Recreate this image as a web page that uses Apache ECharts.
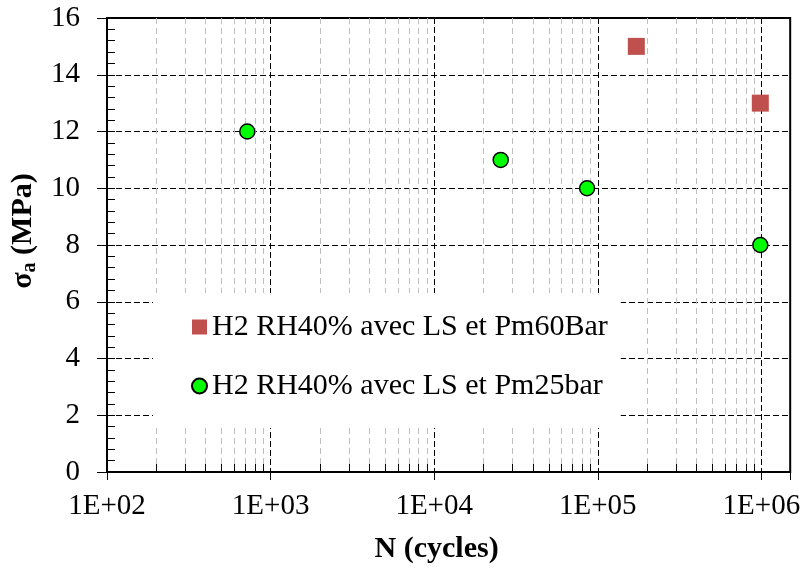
<!DOCTYPE html>
<html><head><meta charset="utf-8">
<script src="https://cdn.jsdelivr.net/npm/echarts@6/dist/echarts.min.js"></script>
<style>html,body{margin:0;padding:0;background:#fff}#c{width:803px;height:570px}</style>
</head><body><div id="c"></div>
<script>
// ---- data ----
const seriesNames = ['H2 RH40% avec LS et Pm60Bar', 'H2 RH40% avec LS et Pm25bar'];
const pm60Cycles = [172000, 985000];
const pm60Stress = [15, 13];
const pm25Cycles = [720, 25500, 86000, 985000];
const pm25Stress = [12, 11, 10, 8];
const xMin = 100, xMax = 1.5e6;
const yMin = 0, yMax = 16, yStep = 2;
const decadeStarts = [100, 1000, 10000, 100000, 1000000];
const minorMultipliers = [2, 3, 4, 5, 6, 7, 8, 9];
const xTitle = 'N (cycles)';

// ---- build ----
const FONT = '"Liberation Serif", "Times New Roman", serif';
const minorPositions = [];
decadeStarts.forEach(d => minorMultipliers.forEach(m => { if (d * m < xMax) minorPositions.push([d * m, 0]); }));

function fmtLog(v) {
  const l = Math.log10(v), e = Math.round(l);
  if (Math.abs(l - e) > 1e-6) return '';
  return '1E+' + (e < 10 ? '0' + e : e);
}

const chart = echarts.init(document.getElementById('c'), null, {renderer: 'canvas'});
chart.setOption({
  animation: false,
  backgroundColor: '#fff',
  grid: {left: 103, right: 11, top: 18, bottom: 98, show: true, borderColor: '#000', borderWidth: 2, backgroundColor: 'transparent'},
  legend: {
    orient: 'vertical', left: 153, top: 293,
    data: seriesNames,
    itemWidth: 15, itemHeight: 15, itemGap: 29,
    padding: [19, 13, 27, 38],
    backgroundColor: '#fff',
    selectedMode: false,
    textStyle: {fontFamily: FONT, fontSize: 30, color: '#000', lineHeight: 30}
  },
  xAxis: {
    type: 'log', logBase: 10, min: xMin, max: xMax,
    name: xTitle, nameLocation: 'middle', nameGap: 62,
    nameTextStyle: {fontFamily: FONT, fontSize: 30, fontWeight: 'bold', color: '#000', padding: [0, 24, 0, 0]},
    axisLine: {show: true, lineStyle: {color: '#000', width: 2}},
    axisTick: {show: true, inside: false, length: 8, lineStyle: {color: '#000', width: 1}},
    axisLabel: {formatter: fmtLog, fontFamily: FONT, fontSize: 29, color: '#000', margin: 20},
    splitLine: {show: true, lineStyle: {color: '#000', width: 1, type: [6, 3]}},
    minorTick: {show: false}
  },
  yAxis: [{
    type: 'value', min: yMin, max: yMax, interval: yStep,
    name: '{s|σ}{sub|a}{s| (MPa)}', nameLocation: 'middle', nameGap: 67, nameRotate: 90,
    nameTextStyle: {
      padding: [0, 0, 0, 28],
      rich: {
        s: {fontFamily: FONT, fontSize: 30, fontWeight: 'bold', color: '#000', lineHeight: 34},
        sub: {fontFamily: FONT, fontSize: 20, fontWeight: 'bold', color: '#000', verticalAlign: 'bottom', lineHeight: 20}
      }
    },
    axisLine: {show: true, lineStyle: {color: '#000', width: 2}},
    axisTick: {show: true, inside: false, length: 10, lineStyle: {color: '#000', width: 1}},
    axisLabel: {fontFamily: FONT, fontSize: 29, color: '#000', margin: 27},
    splitLine: {show: true, lineStyle: {color: '#000', width: 1, type: [6, 3]}}
  }, {
    type: 'value', min: yMin, max: yMax, interval: yStep, position: 'left', offset: 0,
    axisLine: {show: false},
    axisTick: {show: true, inside: true, length: 8, lineStyle: {color: '#000', width: 1}},
    axisLabel: {show: false},
    minorTick: {show: true, splitNumber: 5, length: 8, lineStyle: {color: '#000', width: 1}},
    splitLine: {show: false}
  }],
  series: [{
    type: 'custom', name: 'minor', silent: true, z: 1,
    data: minorPositions, encode: {x: 0, y: 1},
    renderItem: function (params, api) {
      const x = api.value(0);
      const t = api.coord([x, yMax]), b = api.coord([x, yMin]);
      const px = Math.round(t[0]) + 0.5;
      return {type: 'group', children: [
        {type: 'line', shape: {x1: px, y1: t[1], x2: px, y2: b[1]}, style: {stroke: '#bfbfbf', lineWidth: 1, lineDash: [6, 4]}},
        {type: 'line', shape: {x1: px, y1: b[1], x2: px, y2: b[1] - 8}, style: {stroke: '#000', lineWidth: 1}}
      ]};
    }
  }, {
    type: 'scatter', name: seriesNames[0], z: 5,
    symbol: 'rect', symbolSize: 17,
    itemStyle: {color: '#C0504D', opacity: 1},
    data: pm60Cycles.map((x, i) => [x, pm60Stress[i]])
  }, {
    type: 'scatter', name: seriesNames[1], z: 5,
    symbol: 'circle', symbolSize: 15,
    itemStyle: {color: '#00FF00', borderColor: '#000', borderWidth: 1.5, opacity: 1},
    data: pm25Cycles.map((x, i) => [x, pm25Stress[i]])
  }]
});
</script>
</body></html>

◇ ◇ ◇ ◇

TO DO
Every line of the data should be copied as it stands, without the images.

FINAL RESULT
Recreate this image as a web page that uses Apache ECharts.
<!DOCTYPE html>
<html><head><meta charset="utf-8">
<script src="https://cdn.jsdelivr.net/npm/echarts@6/dist/echarts.min.js"></script>
<style>html,body{margin:0;padding:0;background:#fff}#c{width:803px;height:570px}</style>
</head><body><div id="c"></div>
<script>
// ---- data ----
const seriesNames = ['H2 RH40% avec LS et Pm60Bar', 'H2 RH40% avec LS et Pm25bar'];
const pm60Cycles = [172000, 985000];
const pm60Stress = [15, 13];
const pm25Cycles = [720, 25500, 86000, 985000];
const pm25Stress = [12, 11, 10, 8];
const xMin = 100, xMax = 1.5e6;
const yMin = 0, yMax = 16, yStep = 2;
const decadeStarts = [100, 1000, 10000, 100000, 1000000];
const minorMultipliers = [2, 3, 4, 5, 6, 7, 8, 9];
const xTitle = 'N (cycles)';

// ---- build ----
const FONT = '"Liberation Serif", "Times New Roman", serif';
const minorPositions = [];
decadeStarts.forEach(d => minorMultipliers.forEach(m => { if (d * m < xMax) minorPositions.push([d * m, 0]); }));

function fmtLog(v) {
  const l = Math.log10(v), e = Math.round(l);
  if (Math.abs(l - e) > 1e-6) return '';
  return '1E+' + (e < 10 ? '0' + e : e);
}

const chart = echarts.init(document.getElementById('c'), null, {renderer: 'canvas'});
chart.setOption({
  animation: false,
  backgroundColor: '#fff',
  grid: {left: 103, right: 11, top: 18, bottom: 98, show: true, borderColor: '#000', borderWidth: 2, backgroundColor: 'transparent'},
  legend: {
    orient: 'vertical', left: 153, top: 293,
    data: seriesNames,
    itemWidth: 15, itemHeight: 15, itemGap: 29,
    padding: [19, 13, 27, 38],
    backgroundColor: '#fff',
    selectedMode: false,
    textStyle: {fontFamily: FONT, fontSize: 30, color: '#000', lineHeight: 30}
  },
  xAxis: {
    type: 'log', logBase: 10, min: xMin, max: xMax,
    name: xTitle, nameLocation: 'middle', nameGap: 62,
    nameTextStyle: {fontFamily: FONT, fontSize: 30, fontWeight: 'bold', color: '#000', padding: [0, 24, 0, 0]},
    axisLine: {show: true, lineStyle: {color: '#000', width: 2}},
    axisTick: {show: true, inside: false, length: 8, lineStyle: {color: '#000', width: 1}},
    axisLabel: {formatter: fmtLog, fontFamily: FONT, fontSize: 29, color: '#000', margin: 20},
    splitLine: {show: true, lineStyle: {color: '#000', width: 1, type: [6, 3]}},
    minorTick: {show: false}
  },
  yAxis: [{
    type: 'value', min: yMin, max: yMax, interval: yStep,
    name: '{s|σ}{sub|a}{s| (MPa)}', nameLocation: 'middle', nameGap: 67, nameRotate: 90,
    nameTextStyle: {
      padding: [0, 0, 0, 28],
      rich: {
        s: {fontFamily: FONT, fontSize: 30, fontWeight: 'bold', color: '#000', lineHeight: 34},
        sub: {fontFamily: FONT, fontSize: 20, fontWeight: 'bold', color: '#000', verticalAlign: 'bottom', lineHeight: 20}
      }
    },
    axisLine: {show: true, lineStyle: {color: '#000', width: 2}},
    axisTick: {show: true, inside: false, length: 10, lineStyle: {color: '#000', width: 1}},
    axisLabel: {fontFamily: FONT, fontSize: 29, color: '#000', margin: 27},
    splitLine: {show: true, lineStyle: {color: '#000', width: 1, type: [6, 3]}}
  }, {
    type: 'value', min: yMin, max: yMax, interval: yStep, position: 'left', offset: 0,
    axisLine: {show: false},
    axisTick: {show: true, inside: true, length: 8, lineStyle: {color: '#000', width: 1}},
    axisLabel: {show: false},
    minorTick: {show: true, splitNumber: 5, length: 8, lineStyle: {color: '#000', width: 1}},
    splitLine: {show: false}
  }],
  series: [{
    type: 'custom', name: 'minor', silent: true, z: 1,
    data: minorPositions, encode: {x: 0, y: 1},
    renderItem: function (params, api) {
      const x = api.value(0);
      const t = api.coord([x, yMax]), b = api.coord([x, yMin]);
      const px = Math.round(t[0]) + 0.5;
      return {type: 'group', children: [
        {type: 'line', shape: {x1: px, y1: t[1], x2: px, y2: b[1]}, style: {stroke: '#bfbfbf', lineWidth: 1, lineDash: [6, 4]}},
        {type: 'line', shape: {x1: px, y1: b[1], x2: px, y2: b[1] - 8}, style: {stroke: '#000', lineWidth: 1}}
      ]};
    }
  }, {
    type: 'scatter', name: seriesNames[0], z: 5,
    symbol: 'rect', symbolSize: 17,
    itemStyle: {color: '#C0504D', opacity: 1},
    data: pm60Cycles.map((x, i) => [x, pm60Stress[i]])
  }, {
    type: 'scatter', name: seriesNames[1], z: 5,
    symbol: 'circle', symbolSize: 15,
    itemStyle: {color: '#00FF00', borderColor: '#000', borderWidth: 1.5, opacity: 1},
    data: pm25Cycles.map((x, i) => [x, pm25Stress[i]])
  }]
});
</script>
</body></html>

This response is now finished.